:: PROBLEM TO SOLVE ::
Begin at the first line of the data and copy each line through the one containing "const bidPrice = 1.1836;", that line included, with no pictures.

:: DATA LINES ::
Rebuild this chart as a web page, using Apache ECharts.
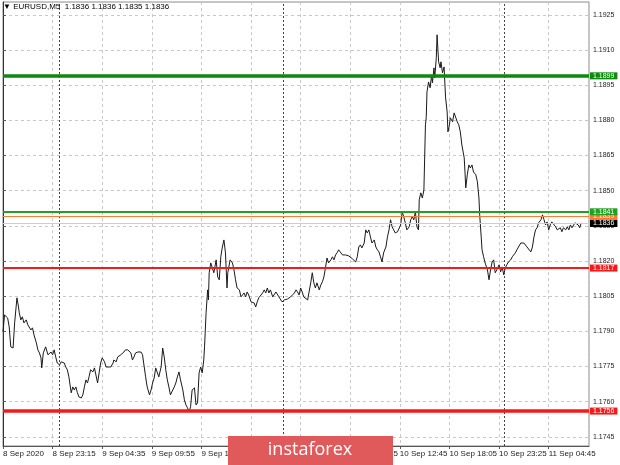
<!DOCTYPE html>
<html><head><meta charset="utf-8">
<script src="https://cdn.jsdelivr.net/npm/echarts@6/dist/echarts.min.js"></script>
<style>html,body{margin:0;padding:0;background:#fff}#c{width:620px;height:465px}</style>
</head><body><div id="c"></div>
<script>
const symbolName = 'EURUSD,M5';
const lastBar = [1.1836, 1.1836, 1.1835, 1.1836];
const xLabels = ['8 Sep 2020','8 Sep 23:15','9 Sep 04:35','9 Sep 09:55','9 Sep 15:15','9 Sep 20:35','10 Sep 01:55','10 Sep 07:15','10 Sep 12:45','10 Sep 18:05','10 Sep 23:25','11 Sep 04:45'];
const barsPerLabel = 64;
const daySeparators = [73, 361, 647];
const yTicks = [1.1745,1.1760,1.1775,1.1790,1.1805,1.1820,1.1835,1.1850,1.1865,1.1880,1.1895,1.1910,1.1925];
const resistance = [1.1899, 1.1841];
const entryLevel = [1.1839];
const support = [1.1817, 1.1756];
const bidPrice = 1.1836;

const barIndex = [0,2,6,8,10,13,15,18,20,21,23,25,27,30,32,34,36,38,40,43,45,47,49,50,52,55,58,62,64,66,68,70,73,75,77,79,81,83,85,88,90,92,94,96,98,101,103,105,107,109,111,113,116,118,120,122,124,126,128,131,133,135,139,142,143,146,148,150,152,154,156,158,161,162,165,167,169,171,174,176,178,180,182,184,186,189,191,193,195,197,199,201,204,206,208,210,212,214,216,219,221,223,225,227,229,232,234,236,238,240,242,244,247,249,251,253,255,257,259,260,262,264,265,266,268,270,272,275,277,279,281,283,285,287,289,290,293,295,296,298,300,302,305,307,309,311,313,315,317,320,322,324,326,328,330,332,335,337,339,341,343,345,348,350,352,354,356,358,360,363,365,367,369,371,373,376,378,380,382,384,386,388,390,393,395,397,399,401,403,405,408,410,412,414,416,418,420,423,425,427,429,431,433,435,438,440,442,444,446,448,451,453,455,457,459,461,463,466,468,470,472,474,476,479,481,483,485,487,489,491,494,496,498,500,502,504,506,509,511,513,515,517,519,521,524,526,528,530,532,534,536,537,539,541,543,545,546,547,549,551,553,554,556,557,559,560,562,564,565,567,569,571,573,574,576,577,580,582,584,586,588,590,592,595,596,597,599,601,603,605,607,610,612,614,615,617,618,620,622,625,627,629,631,633,635,637,640,642,644,646,648,650,652,655,657,659,661,663,665,668,670,672,674,676,678,681,683,685,687,689,691,694,696,698,700,702,704,706,708,710,713,715,717,719,721,723,726,728,730,732,734,736,738,740,742,744,746];

const closes = [1.17898,1.17970,1.17957,1.17919,1.17834,1.17829,1.17936,1.18043,1.18004,1.17979,1.17949,1.17962,1.17936,1.17949,1.17928,1.17936,1.17906,1.17915,1.17885,1.17851,1.17821,1.17808,1.17787,1.17744,1.17808,1.17834,1.17800,1.17812,1.17800,1.17821,1.17791,1.17765,1.17757,1.17770,1.17778,1.17765,1.17748,1.17736,1.17706,1.17638,1.17663,1.17650,1.17663,1.17638,1.17620,1.17616,1.17629,1.17663,1.17693,1.17680,1.17706,1.17736,1.17727,1.17744,1.17736,1.17680,1.17723,1.17765,1.17787,1.17770,1.17748,1.17744,1.17748,1.17765,1.17778,1.17770,1.17791,1.17787,1.17800,1.17808,1.17812,1.17821,1.17821,1.17829,1.17808,1.17778,1.17791,1.17808,1.17812,1.17808,1.17812,1.17800,1.17808,1.17706,1.17663,1.17629,1.17650,1.17680,1.17701,1.17744,1.17736,1.17706,1.17748,1.17829,1.17791,1.17736,1.17693,1.17663,1.17629,1.17650,1.17663,1.17680,1.17706,1.17727,1.17693,1.17650,1.17608,1.17586,1.17574,1.17557,1.17578,1.17650,1.17659,1.17586,1.17595,1.17723,1.17748,1.17723,1.17778,1.17834,1.17979,1.18077,1.18034,1.18150,1.18192,1.18196,1.18150,1.18205,1.18132,1.18120,1.18218,1.18260,1.18290,1.18235,1.18085,1.18150,1.18205,1.18213,1.18192,1.18162,1.18120,1.18085,1.18077,1.18047,1.18055,1.18064,1.18047,1.18068,1.18055,1.18026,1.18034,1.18021,1.18004,1.18026,1.18043,1.18047,1.18064,1.18077,1.18064,1.18085,1.18064,1.18077,1.18047,1.18043,1.18068,1.18064,1.18047,1.18043,1.18026,1.18034,1.18026,1.18038,1.18034,1.18047,1.18055,1.18064,1.18077,1.18068,1.18055,1.18085,1.18068,1.18047,1.18047,1.18034,1.18034,1.18107,1.18150,1.18107,1.18085,1.18107,1.18077,1.18098,1.18111,1.18132,1.18171,1.18213,1.18192,1.18205,1.18218,1.18205,1.18226,1.18235,1.18248,1.18239,1.18226,1.18218,1.18226,1.18218,1.18222,1.18218,1.18209,1.18205,1.18196,1.18218,1.18260,1.18269,1.18256,1.18277,1.18333,1.18320,1.18333,1.18303,1.18277,1.18290,1.18260,1.18248,1.18239,1.18218,1.18196,1.18235,1.18260,1.18303,1.18333,1.18376,1.18346,1.18333,1.18320,1.18325,1.18333,1.18354,1.18410,1.18389,1.18363,1.18333,1.18346,1.18376,1.18389,1.18376,1.18410,1.18346,1.18333,1.18461,1.18491,1.18469,1.18503,1.18781,1.18811,1.18922,1.18964,1.18939,1.18994,1.18960,1.19024,1.18981,1.19067,1.19165,1.19050,1.19024,1.19050,1.19003,1.19028,1.18896,1.18836,1.18751,1.18781,1.18811,1.18794,1.18832,1.18836,1.18794,1.18781,1.18751,1.18695,1.18640,1.18580,1.18512,1.18568,1.18610,1.18597,1.18610,1.18580,1.18568,1.18538,1.18469,1.18397,1.18299,1.18248,1.18218,1.18192,1.18162,1.18120,1.18162,1.18196,1.18205,1.18150,1.18162,1.18184,1.18154,1.18175,1.18141,1.18171,1.18184,1.18196,1.18205,1.18218,1.18226,1.18235,1.18248,1.18260,1.18277,1.18282,1.18277,1.18269,1.18260,1.18256,1.18239,1.18260,1.18303,1.18333,1.18342,1.18363,1.18376,1.18397,1.18376,1.18354,1.18367,1.18333,1.18354,1.18367,1.18363,1.18346,1.18333,1.18325,1.18342,1.18325,1.18342,1.18333,1.18346,1.18333,1.18354,1.18342,1.18346,1.18363,1.18367,1.18354,1.18342,1.18363];

const FONT = 'Liberation Sans';
function tag(value, color, width, lineColor) {
  return {
    yAxis: value,
    lineStyle: { color: lineColor || color, width: width, type: 'solid' },
    label: {
      show: true, position: 'end', distance: 1,
      formatter: value.toFixed(4),
      backgroundColor: color, color: '#fff',
      fontFamily: FONT, fontSize: 7, lineHeight: 7, padding: [0, 3]
    }
  };
}

const lineData = barIndex.map((b, i) => [b, closes[i]]);
const chart = echarts.init(document.getElementById('c'), null, { renderer: 'canvas' });
chart.setOption({
  animation: false,
  backgroundColor: '#fff',
  title: {
    text: '\u25BC ' + symbolName + '  ' + lastBar.map(v => v.toFixed(4)).join(' '),
    left: 3, top: 3, padding: 0,
    textStyle: { fontFamily: FONT, fontSize: 8, fontWeight: 'normal', color: '#000' }
  },
  grid: { left: 2, right: 31, top: 2, bottom: 19, show: true, borderColor: '#8a8a8a', borderWidth: 1, backgroundColor: '#fff' },
  xAxis: {
    type: 'value', min: 0, max: 756, interval: barsPerLabel,
    axisLine: { show: true, lineStyle: { color: '#555', width: 1 } },
    axisTick: { show: true, length: 3, lineStyle: { color: '#555' } },
    axisLabel: {
      showMaxLabel: false, align: 'left', margin: 4,
      fontFamily: FONT, fontSize: 8, color: '#222',
      formatter: v => { const k = Math.round(v / barsPerLabel); return (k * barsPerLabel === v && xLabels[k]) ? xLabels[k] : ''; }
    },
    splitLine: { show: true, lineStyle: { color: '#c8c8c8', type: [3, 3], width: 1 } }
  },
  yAxis: {
    type: 'value', position: 'right', min: 1.17411, max: 1.19305, scale: true,
    axisLine: { show: true, lineStyle: { color: '#333', width: 1 } },
    axisTick: { show: true, length: 3, inside: false, customValues: yTicks, lineStyle: { color: '#555' } },
    axisLabel: { customValues: yTicks, margin: 4, fontFamily: FONT, fontSize: 7, color: '#222', formatter: v => v.toFixed(4) },
    splitLine: { show: true, lineStyle: { color: '#c8c8c8', type: [3, 3], width: 1 } }
  },
  series: [{
    type: 'line', data: lineData, showSymbol: false, symbol: 'none',
    lineStyle: { color: '#1a1a1a', width: 1 }, z: 3,
    markLine: {
      silent: true, symbol: 'none', animation: false, precision: 5,
      data: [
        ...daySeparators.map(d => ({ xAxis: d, lineStyle: { color: '#444', type: [2, 2], width: 1 }, label: { show: false } })),
        { yAxis: bidPrice, lineStyle: { color: '#cfc8e0', width: 1, type: 'solid' },
          label: { show: true, position: 'end', distance: 1, formatter: bidPrice.toFixed(4), backgroundColor: '#000', color: '#fff', fontFamily: FONT, fontSize: 7, lineHeight: 7, padding: [0, 3] } },
        tag(entryLevel[0], '#ff7a30', 1),
        tag(resistance[1], '#22a022', 2),
        tag(resistance[0], '#0d8a0d', 3.5),
        tag(support[0], '#f51a1a', 2),
        tag(support[1], '#f51a1a', 3.5)
      ]
    }
  }],
  graphic: [
    { type: 'rect', z: 100, zlevel: 1, shape: { x: 228, y: 436, width: 165, height: 29 }, style: { fill: '#e05a5c' } },
    { type: 'text', z: 101, zlevel: 1, x: 310, y: 450, style: { text: 'instaforex', fill: '#fff', fontSize: 18, fontFamily: '"Open Sans", Lato, "Liberation Sans", sans-serif', fontWeight: 'normal', align: 'center', verticalAlign: 'middle' } }
  ]
});
</script></body></html>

:: ANSWER TO THE TASK ::
Rebuild this chart as a web page, using Apache ECharts.
<!DOCTYPE html>
<html><head><meta charset="utf-8">
<script src="https://cdn.jsdelivr.net/npm/echarts@6/dist/echarts.min.js"></script>
<style>html,body{margin:0;padding:0;background:#fff}#c{width:620px;height:465px}</style>
</head><body><div id="c"></div>
<script>
const symbolName = 'EURUSD,M5';
const lastBar = [1.1836, 1.1836, 1.1835, 1.1836];
const xLabels = ['8 Sep 2020','8 Sep 23:15','9 Sep 04:35','9 Sep 09:55','9 Sep 15:15','9 Sep 20:35','10 Sep 01:55','10 Sep 07:15','10 Sep 12:45','10 Sep 18:05','10 Sep 23:25','11 Sep 04:45'];
const barsPerLabel = 64;
const daySeparators = [73, 361, 647];
const yTicks = [1.1745,1.1760,1.1775,1.1790,1.1805,1.1820,1.1835,1.1850,1.1865,1.1880,1.1895,1.1910,1.1925];
const resistance = [1.1899, 1.1841];
const entryLevel = [1.1839];
const support = [1.1817, 1.1756];
const bidPrice = 1.1836;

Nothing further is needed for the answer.